I’m pretty sure he would emphasize head movement, how to snap your punches and a defense that does NOT include pulling your punch back to your hip.

I’m sure the students would learn advanced applications to adjust for different fighters. Notice I said advanced applications, not advanced strikes.

When you focus on application, you can apply that to almost any technique.

For instance, if the drill is about how to fight a taller fighter, the answer is more about footwork to stay on the outside until you can secure quick access. My brothers are 6′ 3″ and 6′ 4″ so I know something about fighting a taller opponent.

Drills that teach that application do not require complexity. They require simplicity.

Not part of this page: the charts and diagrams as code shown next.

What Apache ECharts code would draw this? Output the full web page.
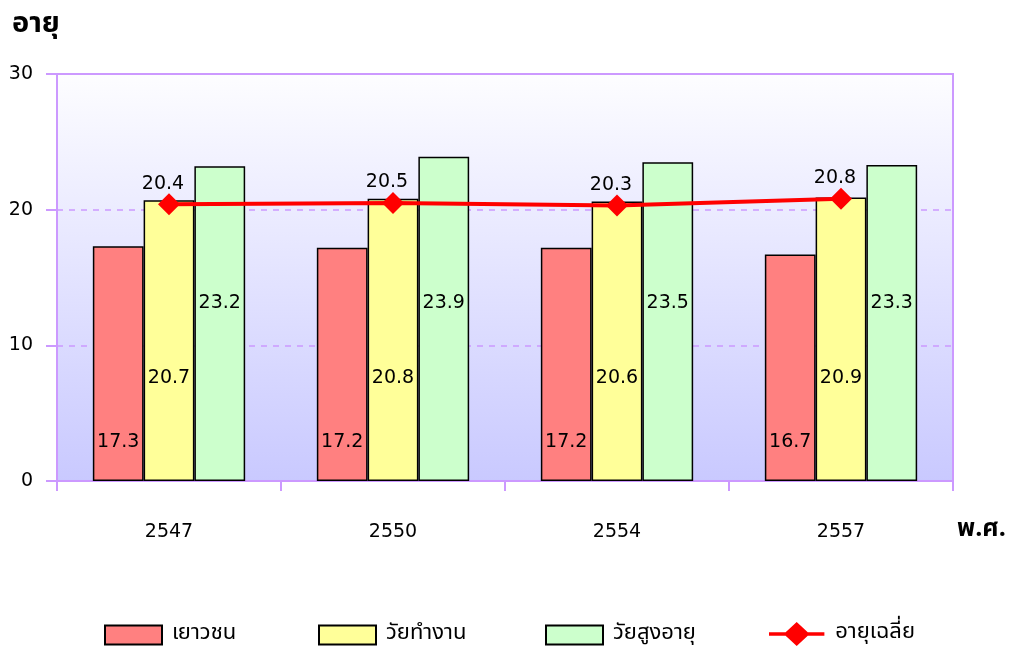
<!DOCTYPE html>
<html><head><meta charset="utf-8">
<script src="https://cdn.jsdelivr.net/npm/echarts@6/dist/echarts.min.js"></script>
<style>html,body{margin:0;padding:0;background:#fff}#c{width:1010px;height:650px}</style>
</head><body><div id="c"></div>
<script>
const categories = ['2547', '2550', '2554', '2557'];
const youth = [17.3, 17.2, 17.2, 16.7];
const working = [20.7, 20.8, 20.6, 20.9];
const elderly = [23.2, 23.9, 23.5, 23.3];
const average = [20.4, 20.5, 20.3, 20.8];
const seriesNames = ['เยาวชน', 'วัยทำงาน', 'วัยสูงอายุ', 'อายุเฉลี่ย'];
const yTicks = [0, 10, 20, 30];

const NUM = "'DejaVu Sans', sans-serif";
const THAI = "Tahoma, 'Noto Sans Thai', 'DejaVu Sans', sans-serif";
const PURPLE = '#cc99ff';
const chart = echarts.init(document.getElementById('c'));
const barLabel = (dist) => ({show: true, position: 'insideBottom', distance: dist, color: '#000', fontSize: 19, fontFamily: NUM});
const barStyle = (c) => ({color: c, borderColor: '#000', borderWidth: 1.5});
const legendLefts = [104, 318, 545, 769];
const lineIcon = 'path://M0,9 L18,9 L30,-2 L42,9 L60,9 L60,13 L42,13 L30,24 L18,13 L0,13 Z';
const legends = seriesNames.map((n, i) => ({
  left: legendLefts[i], top: i === 3 ? 622 : 624, padding: 0, itemWidth: 57, itemHeight: i === 3 ? 24 : 19, itemGap: 0,
  icon: i === 3 ? lineIcon : 'rect',
  textStyle: {fontSize: 22, color: '#000', fontFamily: THAI, padding: [i === 3 ? 3 : 0, 0, 0, 5]},
  data: [n]
}));
chart.setOption({
  animation: false,
  title: {text: 'อายุ', left: 7, top: 7, textStyle: {fontSize: 29, fontWeight: 'bold', color: '#000', fontFamily: THAI}},
  grid: {left: 57, right: 57, top: 74, bottom: 169, show: true, borderColor: PURPLE, borderWidth: 2,
    backgroundColor: new echarts.graphic.LinearGradient(0, 0, 0, 1, [{offset: 0, color: '#fdfdff'}, {offset: 1, color: '#c9c9ff'}])},
  legend: legends,
  xAxis: {type: 'category', data: categories,
    axisLine: {lineStyle: {color: PURPLE, width: 2}},
    axisTick: {show: true, length: 10, lineStyle: {color: PURPLE, width: 2}},
    axisLabel: {color: '#000', fontSize: 19, margin: 42, fontFamily: NUM},
    name: 'พ.ศ.', nameLocation: 'end', nameGap: 4,
    nameTextStyle: {fontSize: 25, fontWeight: 'bold', color: '#000', verticalAlign: 'top', padding: [37, 0, 0, 0], fontFamily: THAI}},
  yAxis: {type: 'value', min: yTicks[0], max: yTicks[yTicks.length - 1], interval: 10,
    axisLine: {show: true, lineStyle: {color: PURPLE, width: 2}},
    axisTick: {show: true, length: 11, lineStyle: {color: PURPLE, width: 2}},
    axisLabel: {color: '#000', fontSize: 19, margin: 24, fontFamily: NUM},
    splitLine: {show: true, lineStyle: {color: PURPLE, type: [6, 6], width: 1.5}}},
  series: [
    {name: seriesNames[0], type: 'bar', data: youth, barCategoryGap: '32%', barGap: '0%', itemStyle: barStyle('#ff8080'), label: barLabel(29)},
    {name: seriesNames[1], type: 'bar', data: working, barGap: '0%', itemStyle: barStyle('#ffff99'), label: barLabel(93)},
    {name: seriesNames[2], type: 'bar', data: elderly, barGap: '0%', itemStyle: barStyle('#ccffcc'), label: barLabel(168)},
    {name: seriesNames[3], type: 'line', data: average, symbol: 'diamond', symbolSize: 22,
      itemStyle: {color: '#ff0000'}, lineStyle: {color: '#ff0000', width: 4},
      label: {show: true, position: 'top', distance: 0, offset: [-6, 0], color: '#000', fontSize: 19, fontFamily: NUM}, z: 5}
  ]
});
</script></body></html>
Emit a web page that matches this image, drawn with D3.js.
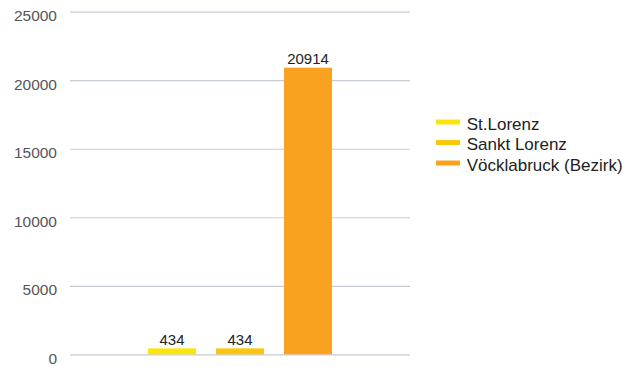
<!DOCTYPE html>
<html>
<head>
<meta charset="utf-8">
<script src="https://cdn.jsdelivr.net/npm/d3@7"></script>
<style>
  html, body { margin: 0; padding: 0; background: #fff; }
  svg { display: block; font-family: "Liberation Sans", Arial, sans-serif; }
</style>
</head>
<body>
<svg id="chart" width="640" height="367"></svg>
<script>
// Population figures
const seriesNames = ["St.Lorenz", "Sankt Lorenz", "Vöcklabruck (Bezirk)"];
const seriesValues = [434, 434, 20914];
const seriesColors = ["#fce50b", "#f9c70d", "#f9a21f"];
const yTicks = [0, 5000, 10000, 15000, 20000, 25000];

const svg = d3.select("#chart");
const plot = { left: 70, right: 410, top: 11.7, bottom: 354.3 };

const y = d3.scaleLinear().domain([0, 25000]).range([plot.bottom, plot.top]);
const x = d3.scaleBand()
  .domain(seriesNames)
  .range([148, 332])
  .paddingInner(20 / 68)
  .paddingOuter(0);

// Horizontal gridlines and tick labels
const yAxis = d3.axisLeft(y)
  .tickValues(yTicks)
  .tickSize(-(plot.right - plot.left))
  .tickPadding(13)
  .tickFormat(d3.format("d"));

const gAxis = svg.append("g")
  .attr("transform", `translate(${plot.left},0)`)
  .call(yAxis);
gAxis.select(".domain").remove();
gAxis.selectAll(".tick line").attr("stroke", "#c5ccd3").attr("stroke-width", 1.2);
gAxis.selectAll(".tick text")
  .attr("fill", "#555")
  .style("font-size", "15.5px")
  .attr("dy", "0.58em");

// Bars
svg.append("g").selectAll("rect")
  .data(seriesValues)
  .join("rect")
  .attr("x", (d, i) => x(seriesNames[i]))
  .attr("width", x.bandwidth())
  .attr("y", d => y(d))
  .attr("height", d => y(0) - y(d))
  .attr("fill", (d, i) => seriesColors[i]);

// Value labels
svg.append("g").selectAll("text")
  .data(seriesValues)
  .join("text")
  .attr("x", (d, i) => x(seriesNames[i]) + x.bandwidth() / 2)
  .attr("y", d => y(d) - 3.6)
  .attr("text-anchor", "middle")
  .attr("fill", "#222")
  .style("font-size", "15px")
  .text(d => d);

// Legend
const legend = svg.append("g").attr("transform", "translate(436,122)");
const rows = legend.selectAll("g")
  .data(seriesNames)
  .join("g")
  .attr("transform", (d, i) => `translate(0,${i * 20.5})`);
rows.append("rect")
  .attr("x", 0).attr("y", -2.5)
  .attr("width", 24).attr("height", 5)
  .attr("fill", (d, i) => seriesColors[i]);
rows.append("text")
  .attr("x", 30.7).attr("y", 7.5)
  .attr("fill", "#222")
  .style("font-size", "17px")
  .text(d => d);
</script>
</body>
</html>
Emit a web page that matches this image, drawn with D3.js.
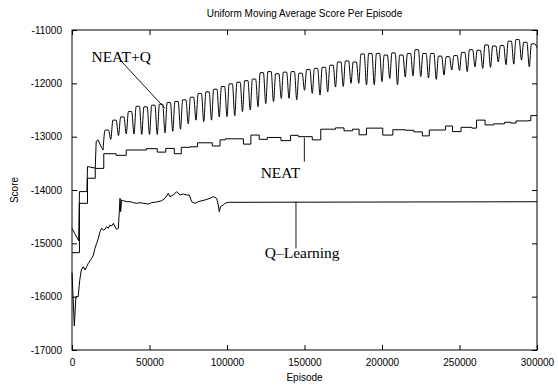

The more complex a skill becomes, the less chance it can be used. Have you ever seen a double punch? Only in kata and here:

If you eliminated all kata and traditional skills, you could devote that time to drills and conditioning that would give your students a true advantage in sparring or self-defense.

Imagine teaching fewer skills that are easy to teach and learn than traditional skills and kata.

You could spend more time on the application of those skills rather than stepping up and down the classroom and holding blocks and punches out in the air, which leaves you wide open for a counterattack.

Rather than spending student’s time with the complexity and frustration of spending years perfecting the bad habits of pulling their hand back to their hip, keeping their chin up, aiming and holding a punch in the air, and blocking with power while stepping forward, your retention will improve. Your student quality will improve. Your curriculum consistency will improve.

This is the core of our white to black belt curriculum Empower Kickboxing.

It’s an old saying, but true. “Less is best.”